Но новое поколение амбициозных простолюдинов жило в совершенно ином мире. Их преимущество заключалось в послереволюционном республиканском климате, который прославлял равенство так, как предыдущее поколение Франклина никогда не знало. Конечно, многие представители среднего сословия покупали и читали пособия по этикету, чтобы стать вежливыми и воспитанными, но гораздо больше людей вели себя так же, как франклиновские «Молатто Джентльмены», более того, даже выставляли напоказ своё низкое происхождение, свои плебейские вкусы и манеры, и им это сходило с рук. Никто не был более представительным представителем такого рода парвеню, чем Мэтью Лайон.

Лайон прибыл в Америку из Ирландии в 1764 году пятнадцатилетним подневольным слугой. Он был связан с торговцем свининой, который продал его другому хозяину за «ярмо быков». В 1773 году он купил землю на территории, ставшей Вермонтом, а в следующем году переселился туда и оказался в компании Итана Аллена и его братьев. Лайон был амбициозным человеком, который использовал любую возможность для личного продвижения, предоставленную революцией, будь то конфискация земель лоялистов или создание независимого Вермонта. Он основал вермонтский город Фэр-Хейвен и более десяти лет заседал в ассамблее штата. Он построил лесопилку, мельницу и бумажную фабрику, чугунолитейный завод, доменную печь и таверну. К тому времени он успел стать лидером собрания Вермонта и одним из самых богатых предпринимателей и промышленников Вермонта, если не всей Новой Англии. Неизбежно он стал ярым республиканцем.

Но при всём своём богатстве Лайон всегда оставался «невежественным ирландским щенком» в глазах образованных джентльменов, таких как Натаниэль Чипман. Дело не в том, что сам Чипман происходил из благородной среды. Это далеко не так: он был сыном кузнеца и фермера из Коннектикута. Но в 1777 году он окончил Йельский колледж, и, по его мнению, это делало разницу между ним и такими, как Мэтью Лайон. Как и многие другие лидеры революции, Чипмен был первым из своей семьи, кто поступил в колледж и стал полноправным джентльменом. Отказавшись от службы в революционной армии в 1778 году из-за отсутствия дохода, «необходимого для поддержания характера джентльмена» и «офицера», Чипман последовал за многими другими переселенцами из Коннектикута, включая Лайона, вверх по реке Коннектикут в Вермонт, где, как он думал, его диплом колледжа и юридическое образование в Личфилдской школе права могли бы пойти дальше. «Я действительно буду rara avis in terris, — шутил он другу в 1779 году, — потому что в штате нет ни одного адвоката. Подумайте… подумайте, какой фигурой я стану, когда стану оракулом закона для штата Вермонт».

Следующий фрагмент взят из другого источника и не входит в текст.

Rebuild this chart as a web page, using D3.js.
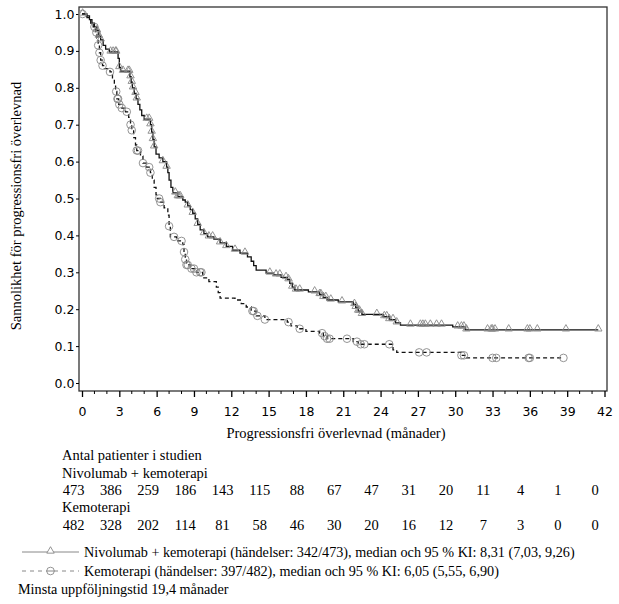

Хотя в этих откровениях об амбициях близкому другу была доля самозащитного юмора, нет сомнений, что Чипман всерьёз собирался быстро подняться в правительстве и в конце концов даже стать членом Конгресса Конфедерации, который в то время был высшим национальным органом власти в стране. Все его шутки о «многих ступенях», которые ему предстоит преодолеть, чтобы достичь «этой вершины счастья». Сначала адвокат, затем выборщик, судья, депутат, помощник, член Конгресса» — лишь подчёркивают его высокомерную уверенность в том, что такие должности по праву принадлежат образованным джентльменам вроде него. То, что Чипман стал федералистом, было так же неизбежно, как и то, что Лайон стал республиканцем.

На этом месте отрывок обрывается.